Between the lines: Businesses aren't just coming for the sun and sand, though. Miami already offers tax credits of up to $50,000 a year for companies that relocate to its downtown, and Suarez tells "Axios on HBO" he's looking to "triple" the size of the program.
- He also wants to provide further incentives through the Venture Miami office and possibly even more through Miami-Dade County.
- "What we don't want to do is we don't want to lose companies because we're not competitive," Suarez said during an interview.
- "You know, my, my philosophy has always been: 'If we're even, [companies are] leaving."
Yes, but: Experts warn that Miami already has a massive economic inequality problem that would only be exacerbated by an influx of tech companies and their wealthy heads.
- "[T]he powers attempting to help the region cope with global warming are barely focused on these inequalities, and that lack of vision could seriously complicate efforts to save South Florida," Mario Alejandro Ariza wrote for Yale's School of the Environment in September.

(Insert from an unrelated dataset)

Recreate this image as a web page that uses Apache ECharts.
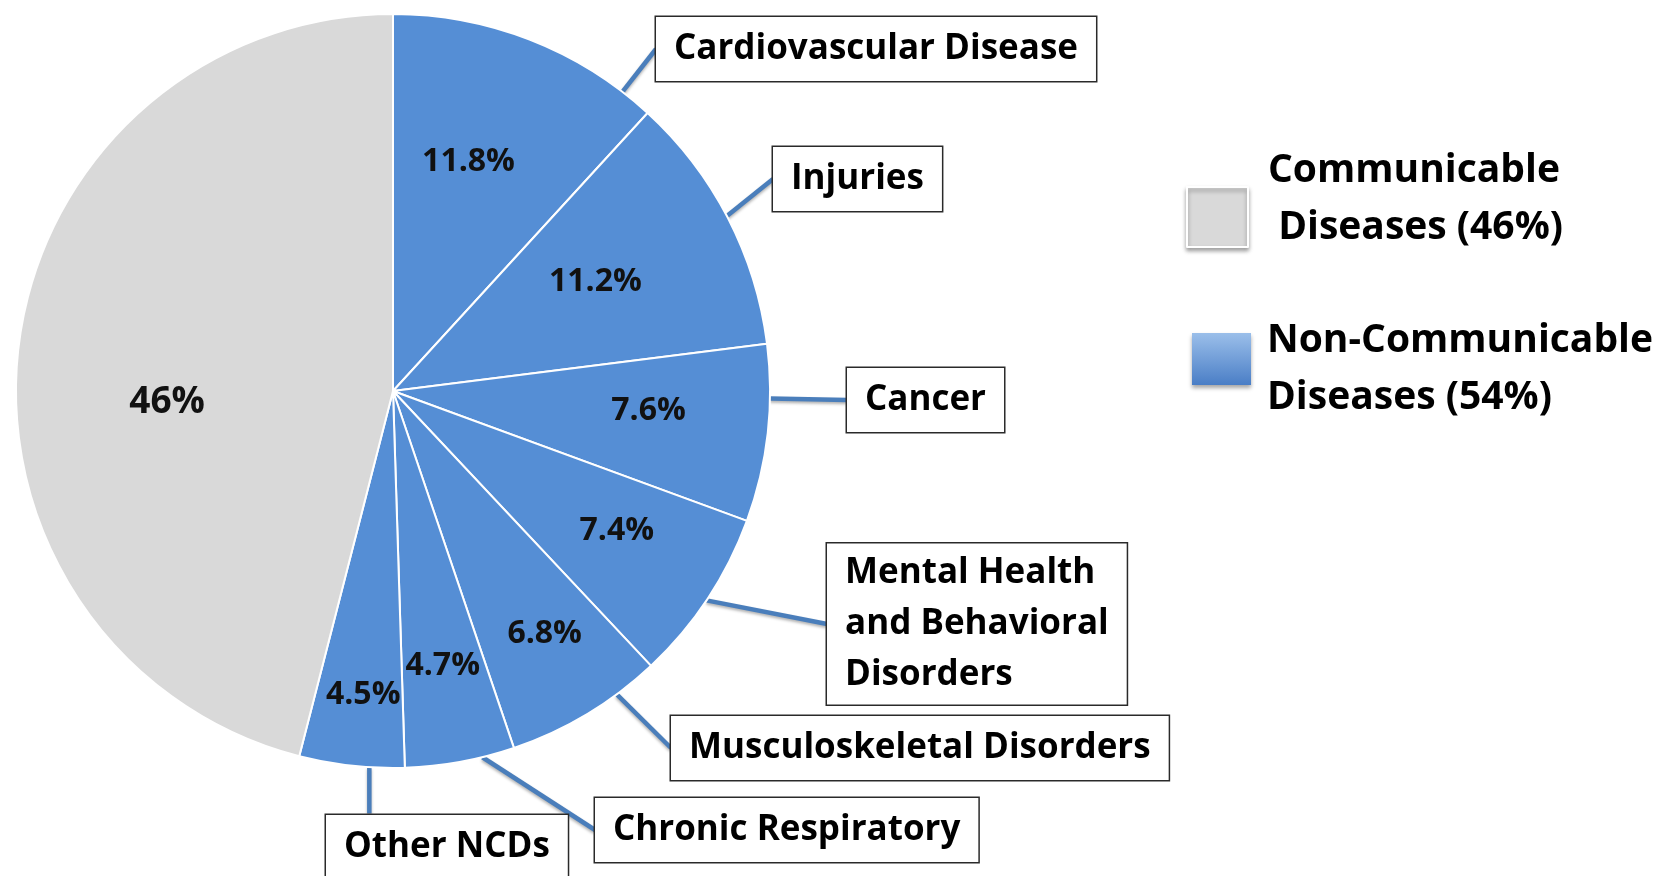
<!DOCTYPE html>
<html>
<head>
<meta charset="utf-8">
<script src="https://cdn.jsdelivr.net/npm/echarts@6.0.0/dist/echarts.min.js"></script>
<style>
  html, body { margin: 0; padding: 0; background: #fff; }
  #main { width: 1679px; height: 876px; }
</style>
</head>
<body>
<div id="main"></div>
<script>
// non-communicable slices, clockwise from 12 o'clock
var ncdNames = ['Cardiovascular Disease', 'Injuries', 'Cancer',
  'Mental Health\nand Behavioral\nDisorders', 'Musculoskeletal Disorders',
  'Chronic Respiratory', 'Other NCDs']
var ncdValues = [11.8, 11.2, 7.6, 7.4, 6.8, 4.7, 4.5]
var cdName = 'Communicable Diseases'
var cdValue = 46
// legend groups
var groupNames = ['Communicable Diseases', 'Non-Communicable Diseases']
var groupValues = [46, 54]

var BLUE = '#558ED5'
var GREY = '#D9D9D9'
var FONT = "'Open Sans', sans-serif"
var CX = 393, CY = 391, R = 377

// callout boxes: left edge, vertical middle, side the leader line enters, start angle nudge (deg)
var calloutBoxes = [[656, 49, 'left', 0], [773, 179, 'left', 1.5], [847, 400, 'left', 0], [827, 624, 'left', 5.5],
  [671, 748, 'left', 1.5], [595, 830, 'left', 0], [326, 847, 'top', -2.7]]
// percent labels: radius share, angle nudge (deg)
var pctPlace = [[0.64, -3], [0.61, -1], [0.68, -2], [0.70, -1.5], [0.76, -1], [0.74, 0], [0.81, -0.7], [0.60, -10]]

var chart = echarts.init(document.getElementById('main'))

var allValues = ncdValues.concat([cdValue])
var total = allValues.reduce(function (a, b) { return a + b }, 0)
var startDeg = [], endDeg = []
var acc = 0
allValues.forEach(function (v) {
  startDeg.push(acc / total * 360)
  acc += v
  endDeg.push(acc / total * 360)
})

// angle measured clockwise from 12 o'clock
function arcPoint(deg, r) {
  var a = deg * Math.PI / 180
  return [CX + r * Math.sin(a), CY - r * Math.cos(a)]
}
function angleOf(p) {
  var d = Math.atan2(p[0] - CX, -(p[1] - CY)) * 180 / Math.PI
  return d < 0 ? d + 360 : d
}

function sliceData() {
  var arr = ncdNames.map(function (n, i) {
    return { name: n, value: ncdValues[i], itemStyle: { color: BLUE } }
  })
  arr.push({ name: cdName, value: cdValue, itemStyle: { color: GREY } })
  return arr
}

var mainData = sliceData().map(function (d, i) {
  if (i === ncdNames.length) {
    d.label = { show: false }
    d.labelLine = { show: false }
  }
  if (i === 3) {
    d.label = { lineHeight: 51, padding: [8, 18, 0, 18] }
  }
  return d
})

var pctData = sliceData().map(function (d, i) {
  d.itemStyle = { color: 'rgba(0,0,0,0)' }
  if (i === ncdNames.length) d.label = { fontSize: 37 }
  return d
})

var legendText = { fontFamily: FONT, fontWeight: 'bold', fontSize: 39, color: '#000', lineHeight: 57 }

var option = {
  backgroundColor: '#fff',
  animation: false,
  legend: [{
    orient: 'vertical',
    left: 1186,
    top: 151,
    padding: 0,
    icon: 'rect',
    itemWidth: 61,
    itemHeight: 60,
    selectedMode: false,
    data: [{
      name: groupNames[0],
      itemStyle: { color: GREY, shadowBlur: 4, shadowColor: 'rgba(0,0,0,0.35)', shadowOffsetY: 3 }
    }],
    formatter: function () {
      return '{t|Communicable}\n{t| Diseases (' + groupValues[0] + '%)}\n{s| }'
    },
    textStyle: {
      padding: [0, 0, 0, 15],
      rich: { t: legendText, s: { fontSize: 10, lineHeight: 36 } }
    }
  }, {
    orient: 'vertical',
    left: 1192,
    top: 297,
    padding: 0,
    icon: 'rect',
    itemWidth: 59,
    itemHeight: 52,
    selectedMode: false,
    data: [{
      name: groupNames[1],
      itemStyle: {
        color: new echarts.graphic.LinearGradient(0, 0, 0, 1, [
          { offset: 0, color: '#9BBFEA' },
          { offset: 1, color: '#4A7EC6' }
        ]),
        shadowBlur: 4, shadowColor: 'rgba(0,0,0,0.35)', shadowOffsetY: 3
      }
    }],
    formatter: function () {
      return '{s| }\n{t|Non-Communicable}\n{t|Diseases (' + groupValues[1] + '%)}'
    },
    textStyle: {
      padding: [0, 0, 0, 11],
      rich: { t: legendText, s: { fontSize: 10, lineHeight: 20 } }
    }
  }],
  series: [{
    // the visible pie with callout boxes
    type: 'pie',
    center: [CX, CY],
    radius: R,
    startAngle: 90,
    clockwise: true,
    avoidLabelOverlap: false,
    emphasis: { scale: false },
    itemStyle: { borderColor: '#fff', borderWidth: 2 },
    label: {
      show: true,
      position: 'outside',
      formatter: '{b}',
      fontFamily: FONT,
      fontWeight: 'bold',
      fontSize: 35,
      lineHeight: 40,
      color: '#000',
      backgroundColor: '#fff',
      borderColor: '#2a2a2a',
      borderWidth: 1.5,
      padding: [12, 18]
    },
    labelLine: {
      show: true,
      length: 10,
      length2: 0,
      lineStyle: { color: '#4A7EBB', width: 4.5, shadowBlur: 3, shadowColor: 'rgba(0,0,0,0.3)', shadowOffsetY: 2 }
    },
    labelLayout: function (params) {
      var i = params.dataIndex
      var box = calloutBoxes[i]
      if (!box) return {}
      var h = params.labelRect.height
      var a0 = startDeg[i], a1 = endDeg[i]
      var start, end
      if (box[2] === 'top') {
        start = arcPoint((a0 + a1) / 2 + box[3], R)
        end = [start[0], box[1] - h / 2]
      } else {
        end = [box[0], box[1]]
        var m = Math.min(5, (a1 - a0) / 2)
        var ang = Math.max(a0 + m, Math.min(a1 - m, angleOf(end) + box[3]))
        start = arcPoint(ang, R)
      }
      return {
        x: box[0], y: box[1], align: 'left', verticalAlign: 'middle',
        labelLinePoints: [start, end]
      }
    },
    data: mainData
  }, {
    // percentage labels inside the slices
    type: 'pie',
    center: [CX, CY],
    radius: R,
    startAngle: 90,
    clockwise: true,
    silent: true,
    label: {
      show: true,
      position: 'inside',
      formatter: '{c}%',
      fontFamily: FONT,
      fontWeight: 'bold',
      fontSize: 32,
      color: '#111'
    },
    labelLine: { show: false },
    labelLayout: function (params) {
      var i = params.dataIndex
      var pl = pctPlace[i]
      var p = arcPoint((startDeg[i] + endDeg[i]) / 2 + pl[1], R * pl[0])
      return { x: p[0], y: p[1], align: 'center', verticalAlign: 'middle' }
    },
    data: pctData
  }, {
    // group totals, only feeds the legend
    type: 'pie',
    center: [CX, CY],
    radius: 0,
    silent: true,
    label: { show: false },
    labelLine: { show: false },
    data: groupNames.map(function (n, i) {
      return { name: n, value: groupValues[i], itemStyle: { color: i === 0 ? GREY : BLUE } }
    })
  }]
}

chart.setOption(option)
</script>
</body>
</html>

By the numbers: Miami was home to 35 billionaires — about 5% of the U.S. total — as of September, and has likely added significantly to that number in recent months. Meanwhile, 40% of the households in Miami-Dade County are working poor and nearly one-fifth live below the poverty line, Ariza notes.

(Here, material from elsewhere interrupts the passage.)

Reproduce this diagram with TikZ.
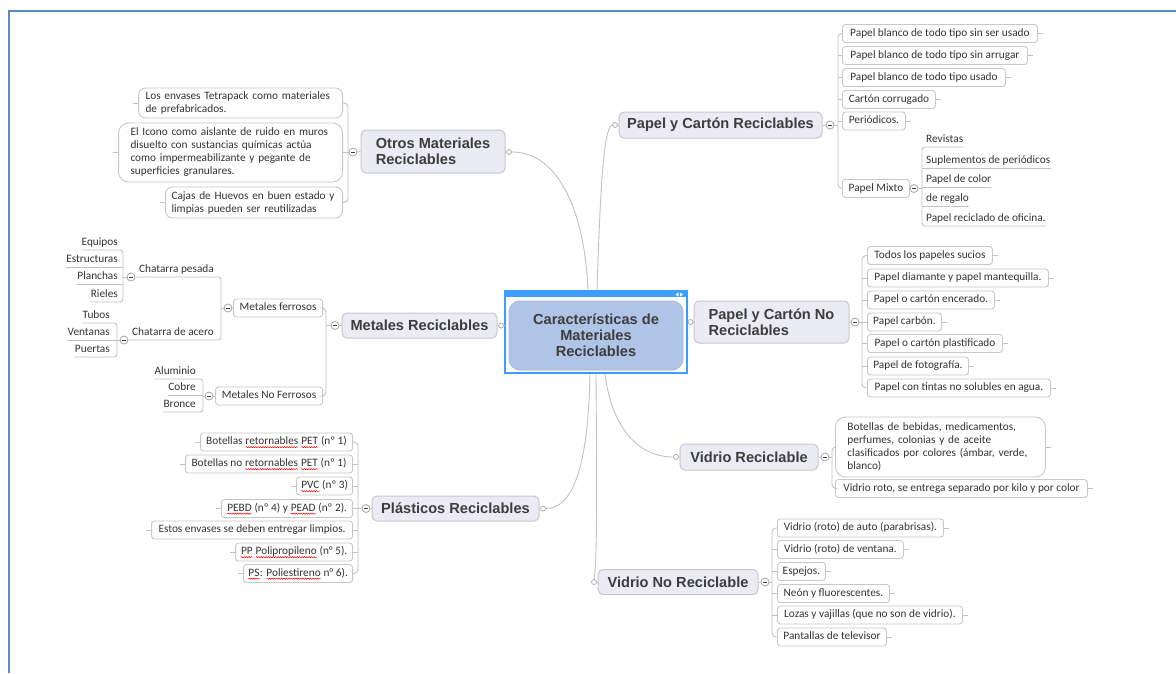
\documentclass[tikz,border=0pt]{standalone}
\usepackage{fontspec}
\setmainfont{Carlito}
\newfontfamily\headfont{Liberation Sans}
\usetikzlibrary{calc,decorations.pathmorphing}
\definecolor{framecol}{HTML}{5B87C5}
\definecolor{linecol}{HTML}{C2C2C2}
\definecolor{topicfill}{HTML}{EAEBF3}
\definecolor{topicdraw}{HTML}{C6C7D0}
\definecolor{leafdraw}{HTML}{C8C8C8}
\definecolor{txt}{HTML}{333333}
\definecolor{headtxt}{HTML}{3D3D3D}
\definecolor{centerfill}{HTML}{AFC4E7}
\definecolor{centerdraw}{HTML}{A3B8DD}
\definecolor{selcol}{HTML}{3C9CFF}
\tikzset{
  topic/.style={draw=topicdraw, fill=topicfill, rounded corners=5pt, line width=1pt,
    font=\headfont\bfseries\fontsize{14.6}{16}\selectfont, text=headtxt, align=left, inner sep=0pt},
  rootbox/.style={draw=centerdraw, fill=centerfill, rounded corners=11pt, line width=0.8pt,
    font=\headfont\bfseries\fontsize{14.6}{16}\selectfont, text=headtxt, align=center, inner sep=0pt,
    minimum width=174pt, minimum height=69pt},
  leaf/.style={draw=leafdraw, fill=white, rounded corners=3pt, line width=0.9pt,
    font=\fontsize{11.3}{13}\selectfont, text=txt, inner sep=0pt},
  leaf1/.style={leaf, minimum height=18pt, text height=8pt, text depth=2.5pt},
  leafm/.style={leaf, align=left, rounded corners=8pt},
  uline/.style={font=\fontsize{11.3}{13}\selectfont, text=txt, inner xsep=0pt, inner ysep=2.2pt,
    text height=8pt, text depth=2.5pt},
  conn/.style={draw=linecol, line width=0.9pt},
  collapse/.style={circle, draw=black!35, fill=white, line width=0.8pt, minimum size=8pt, inner sep=0pt,
    path picture={\draw[black!75, line width=0.9pt] ([xshift=-2pt]path picture bounding box.center) -- ([xshift=2pt]path picture bounding box.center);}},
  jdot/.style={circle, draw=black!35, fill=white, line width=0.7pt, minimum size=5pt, inner sep=0pt},
}
\newcommand\sperr[1]{\tikz[baseline=(w.base)]{\node[inner sep=0pt, outer sep=0pt, minimum width=0pt, minimum height=0pt, anchor=base, draw=none, fill=none, rectangle, sharp corners, text=txt] (w) {#1};\draw[red, line width=0.5pt, sharp corners, decorate, decoration={snake, amplitude=0.6pt, segment length=2.4pt}] ([yshift=-2.4pt]w.base west) -- ([yshift=-2.4pt]w.base east);}}
\newcommand\leafR[5]{\node[leaf1, minimum width=#3pt, anchor=west] (#1) at (#2,#4) {#5}; \draw[conn] (#1.east) -- ++(5,0);}
\newcommand\leafL[5]{\node[leaf1, minimum width=#3pt, anchor=east] (#1) at (#2,#4) {#5}; \draw[conn] (#1.west) -- ++(-5,0);}
\newcommand\ulR[4]{\node[uline, anchor=south west] (#1) at (#2,#3) {#4};}
\newcommand\ulL[4]{\node[uline, anchor=south east] (#1) at (#2,#3) {#4};}
\begin{document}
\begin{tikzpicture}[x=1pt,y=-1pt]
\useasboundingbox (0,0) rectangle (1176,673);
\fill[white] (0,0) rectangle (1176,673);
\draw[framecol, line width=2.2pt] (9,673) -- (9,11) -- (1176,11);

% ---------- centre ----------
\node[draw=selcol, line width=2pt, minimum width=182pt, minimum height=82pt, inner sep=0pt] (sel) at (596,332) {};
\fill[selcol] (sel.north west) rectangle ($(sel.north east)+(0,7)$);
\fill[white] (675.5,294.5) -- (678.5,292.5) -- (678.5,296.5) -- cycle;
\fill[white] (680,292.5) -- (683,294.5) -- (680,296.5) -- cycle;
\node[rootbox] (root) at (596,335.5) {Características de\\Materiales\\Reciclables};

% ---------- main topics ----------
\node[topic, minimum width=203pt, minimum height=26pt] (ptr) at (720.5,125) {Papel y Cartón Reciclables};
\node[topic, minimum width=155pt, minimum height=42pt] (pnr) at (771.5,322) {Papel y Cartón No\\Reciclables};
\node[topic, minimum width=138pt, minimum height=26pt] (vr) at (749,457) {Vidrio Reciclable};
\node[topic, minimum width=160pt, minimum height=25pt] (vnr) at (678,582) {Vidrio No Reciclable};
\node[topic, minimum width=144pt, minimum height=43pt] (ot) at (433,151.5) {Otros Materiales\\Reciclables};
\node[topic, minimum width=155pt, minimum height=25pt] (met) at (419.5,325.5) {Metales Reciclables};
\node[topic, minimum width=167pt, minimum height=25pt] (pla) at (455.5,508.5) {Plásticos Reciclables};

% attachment dots
\node[jdot] (ptrD) at (615,125) {};
\node[jdot] (pnrD) at (690.5,322) {};
\node[jdot] (vrD) at (676,457) {};
\node[jdot] (vnrD) at (594,582) {};
\node[jdot] (otD) at (509,152) {};
\node[jdot] (metD) at (501,325.5) {};
\node[jdot] (plaD) at (543,508.5) {};

% centre connectors
\draw[conn] ($(sel.north)+(1,0)$) .. controls (600,200) and (603,127) .. (ptrD.west);
\draw[conn] ($(sel.north)+(-8,0)$) .. controls (585,215) and (560,152) .. (otD.east);
\draw[conn] (sel.east |- pnrD.west) -- (pnrD.west);
\draw[conn] (sel.west |- metD.east) -- (metD.east);
\draw[conn] ($(sel.south)+(9,0)$) .. controls (612,430) and (640,457) .. (vrD.west);
\draw[conn] ($(sel.south)+(0,0)$) .. controls (597,500) and (597,565) .. (vnrD.north);
\draw[conn] ($(sel.south)+(-6,0)$) .. controls (588,470) and (572,508.5) .. (plaD.east);
\draw[conn] (ptrD.east) -- (ptr.west);
\draw[conn] (pnrD.east) -- (pnr.west);
\draw[conn] (vrD.east) -- (vr.west);
\draw[conn] (vnrD.east) -- (vnr.west);
\draw[conn] (otD.west) -- (ot.east);
\draw[conn] (metD.west) -- (met.east);
\draw[conn] (plaD.west) -- (pla.east);

% ---------- Papel y Cartón Reciclables ----------
\node[collapse] (ptrC) at (830,125) {};
\coordinate (ptrS) at (838,125);
\draw[conn] (ptr.east) -- (ptrC.west);
\draw[conn] (ptrC.east) -- (ptrS);
\leafR{a1}{842}{195}{33.5}{Papel blanco de todo tipo sin ser usado}
\leafR{a2}{842}{185}{55.5}{Papel blanco de todo tipo sin arrugar}
\leafR{a3}{842}{163}{77.5}{Papel blanco de todo tipo usado}
\leafR{a4}{842}{93}{99.5}{Cartón corrugado}
\leafR{a5}{842}{63}{121}{Periódicos.}
\node[leaf1, minimum width=67pt, anchor=west] (a6) at (842,188.5) {Papel Mixto};
\draw[conn, rounded corners=4pt] (a1.west) -| (ptrS) |- (a6.west);
\foreach \n in {a2,a3,a4,a5} \draw[conn] (\n.west) -- (\n.west -| ptrS);

\node[collapse] (mxC) at (914,188.5) {};
\coordinate (mxS) at (922,188.5);
\draw[conn] (a6.east) -- (mxC.west);
\draw[conn] (mxC.east) -- (mxS);
\ulR{m1}{926}{147}{Revistas}
\ulR{m2}{926}{168}{Suplementos de periódicos}
\ulR{m3}{926}{187.5}{Papel de color}
\ulR{m4}{926}{206.5}{de regalo}
\ulR{m5}{926}{226}{Papel reciclado de oficina.}
\draw[conn, rounded corners=3pt] (m1.south east) -| (mxS) |- (m5.south east);
\foreach \n in {m2,m3,m4} \draw[conn] (\n.south east) -- (\n.south east -| mxS);

% ---------- Papel y Cartón No Reciclables ----------
\node[collapse] (pnrC) at (855,322) {};
\coordinate (pnrS) at (862,322);
\draw[conn] (pnr.east) -- (pnrC.west);
\draw[conn] (pnrC.east) -- (pnrS);
\leafR{b1}{867}{125}{255.5}{Todos los papeles sucios}
\leafR{b2}{867}{181}{278}{Papel diamante y papel mantequilla.}
\leafR{b3}{867}{127}{300}{Papel o cartón encerado.}
\leafR{b4}{867}{74}{322}{Papel carbón.}
\leafR{b5}{867}{135}{343.5}{Papel o cartón plastificado}
\leafR{b6}{867}{101}{366}{Papel de fotografía.}
\leafR{b7}{867}{183}{388}{Papel con tintas no solubles en agua.}
\draw[conn, rounded corners=4pt] (b1.west) -| (pnrS) |- (b7.west);
\foreach \n in {b2,b3,b4,b5,b6} \draw[conn] (\n.west) -- (\n.west -| pnrS);

% ---------- Vidrio Reciclable ----------
\node[collapse] (vrC) at (825,457) {};
\coordinate (vrS) at (832,457);
\draw[conn] (vr.east) -- (vrC.west);
\draw[conn] (vrC.east) -- (vrS);
\node[leafm, text width=186pt, inner xsep=12pt, minimum height=60pt, rounded corners=10pt, anchor=west] (c1) at (835,447)
  {Botellas de bebidas, medicamentos,\\perfumes, colonias y de aceite\\clasificados por colores (ámbar, verde,\\blanco)};
\draw[conn] (c1.east) -- ++(5,0);
\leafR{c2}{835}{252}{488.5}{Vidrio roto, se entrega separado por kilo y por color}
\draw[conn, rounded corners=4pt] (c1.west) -| (vrS) |- (c2.west);

% ---------- Vidrio No Reciclable ----------
\node[collapse] (vnrC) at (765,582) {};
\coordinate (vnrS) at (772,582);
\draw[conn] (vnr.east) -- (vnrC.west);
\draw[conn] (vnrC.east) -- (vnrS);
\leafR{v1}{777}{166}{528}{Vidrio (roto) de auto (parabrisas).}
\leafR{v2}{777}{126}{549.5}{Vidrio (roto) de ventana.}
\leafR{v3}{777}{48}{571.5}{Espejos.}
\leafR{v4}{777}{112}{593.5}{Neón y fluorescentes.}
\leafR{v5}{777}{185}{615}{Lozas y vajillas (que no son de vidrio).}
\leafR{v6}{777}{109}{637}{Pantallas de televisor}
\draw[conn, rounded corners=4pt] (v1.west) -| (vnrS) |- (v6.west);
\foreach \n in {v2,v3,v4,v5} \draw[conn] (\n.west) -- (\n.west -| vnrS);

% ---------- Otros Materiales Reciclables ----------
\node[collapse] (otC) at (353,152) {};
\coordinate (otS) at (348,152);
\draw[conn] (ot.west) -- (otC.east);
\draw[conn] (otC.west) -- (otS);
\node[leafm, text width=190pt, inner xsep=7pt, minimum height=30pt, rounded corners=7pt, anchor=east] (d1) at (343,103)
  {Los envases Tetrapack como materiales\\de prefabricados.};
\node[leafm, text width=200pt, inner xsep=12pt, minimum height=59pt, rounded corners=10pt, anchor=east] (d2) at (343,152.5)
  {El Icono como aislante de ruido en muros\\disuelto con sustancias químicas actúa\\como impermeabilizante y pegante de\\superficies granulares.};
\node[leafm, text width=165pt, inner xsep=6pt, minimum height=31pt, rounded corners=7pt, anchor=east] (d3) at (343,202.5)
  {Cajas de Huevos en buen estado y\\limpias pueden ser reutilizadas};
\foreach \n in {d1,d2,d3} \draw[conn] (\n.west) -- ++(-5,0);
\draw[conn, rounded corners=4pt] (d1.east) -| (otS) |- (d3.east);
\draw[conn] (d2.east) -- (d2.east -| otS);

% ---------- Metales Reciclables ----------
\node[collapse] (metC) at (335,325.5) {};
\coordinate (metS) at (326,325.5);
\draw[conn] (met.west) -- (metC.east);
\draw[conn] (metC.west) -- (metS);
\node[leaf1, minimum width=89pt, anchor=east] (mf) at (323,308) {Metales ferrosos};
\node[leaf1, minimum width=107pt, anchor=east] (mn) at (323,396) {Metales No Ferrosos};
\draw[conn, rounded corners=4pt] (mf.east) -| (metS) |- (mn.east);

\node[collapse] (mfC) at (228,308) {};
\coordinate (mfS) at (221,308);
\draw[conn] (mf.west) -- (mfC.east);
\draw[conn] (mfC.west) -- (mfS);
\ulL{cp}{214}{277}{Chatarra pesada}
\ulL{ca}{214}{340}{Chatarra de acero}
\node[collapse] (cpC) at (131,277) {};
\node[collapse] (caC) at (124,340) {};
\draw[conn, rounded corners=3pt] (cpC.east) -| (mfS) |- (caC.east);

\coordinate (cpS) at (123,277);
\draw[conn] (cpC.west) -- (cpS);
\ulL{e1}{118}{250}{Equipos}
\ulL{e2}{118}{267}{Estructuras}
\ulL{e3}{118}{284.5}{Planchas}
\ulL{e4}{118}{302}{Rieles}
\draw[conn, rounded corners=3pt] (e1.south west) -| (cpS) |- (e4.south west);
\foreach \n in {e2,e3} \draw[conn] (\n.south west) -- (\n.south west -| cpS);

\coordinate (caS) at (117,340);
\draw[conn] (caC.west) -- (caS);
\ulL{f1}{110}{323}{Tubos}
\ulL{f2}{110}{340}{Ventanas}
\ulL{f3}{110}{357}{Puertas}
\draw[conn, rounded corners=3pt] (f1.south west) -| (caS) |- (f3.south west);
\draw[conn] (f2.south west) -- (caS);

\node[collapse] (mnC) at (209,396) {};
\coordinate (mnS) at (203,396);
\draw[conn] (mn.west) -- (mnC.east);
\draw[conn] (mnC.west) -- (mnS);
\ulL{g1}{196}{379}{Aluminio}
\ulL{g2}{196}{395.5}{Cobre}
\ulL{g3}{196}{412}{Bronce}
\draw[conn, rounded corners=3pt] (g1.south west) -| (mnS) |- (g3.south west);
\draw[conn] (g2.south west) -- (g2.south west -| mnS);

% ---------- Plásticos Reciclables ----------
\node[collapse] (plaC) at (366,508.5) {};
\coordinate (plaS) at (358,508.5);
\draw[conn] (pla.west) -- (plaC.east);
\draw[conn] (plaC.west) -- (plaS);
\leafL{p1}{353}{152}{442}{Botellas \sperr{retornables} \sperr{PET} (nº 1)}
\leafL{p2}{353}{167}{464}{Botellas no \sperr{retornables} \sperr{PET} (nº 1)}
\leafL{p3}{353}{56}{486}{\sperr{PVC} (nº 3)}
\leafL{p4}{353}{131}{508.5}{\sperr{PEBD} (nº 4) y \sperr{PEAD} (nº 2).}
\leafL{p5}{353}{201}{530}{Estos envases se deben entregar limpios.}
\leafL{p6}{353}{117}{552}{\sperr{PP} \sperr{Polipropileno} (n° 5).}
\leafL{p7}{353}{109}{573.5}{\sperr{PS}: \sperr{Poliestireno} n° 6).}
\draw[conn, rounded corners=4pt] (p1.east) -| (plaS) |- (p7.east);
\foreach \n in {p2,p3,p4,p5,p6} \draw[conn] (\n.east) -- (\n.east -| plaS);
\end{tikzpicture}
\end{document}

- Miami's coastal location also make it seriously vulnerable to the effects of climate change, which Ariza argues are likely to be borne overwhelmingly by the city's poorer Black and brown residents.
What to watch: "The plan is to continue to build more affordable housing. The plan is to also give people high-paying jobs," Suarez says.
- However, that has been the plan as long as Suarez has been in office, and Miami has a relative rate of inequality similar to that of developing countries like Panama and Colombia, according to the global standard Gini coefficient, a measure of income inequality.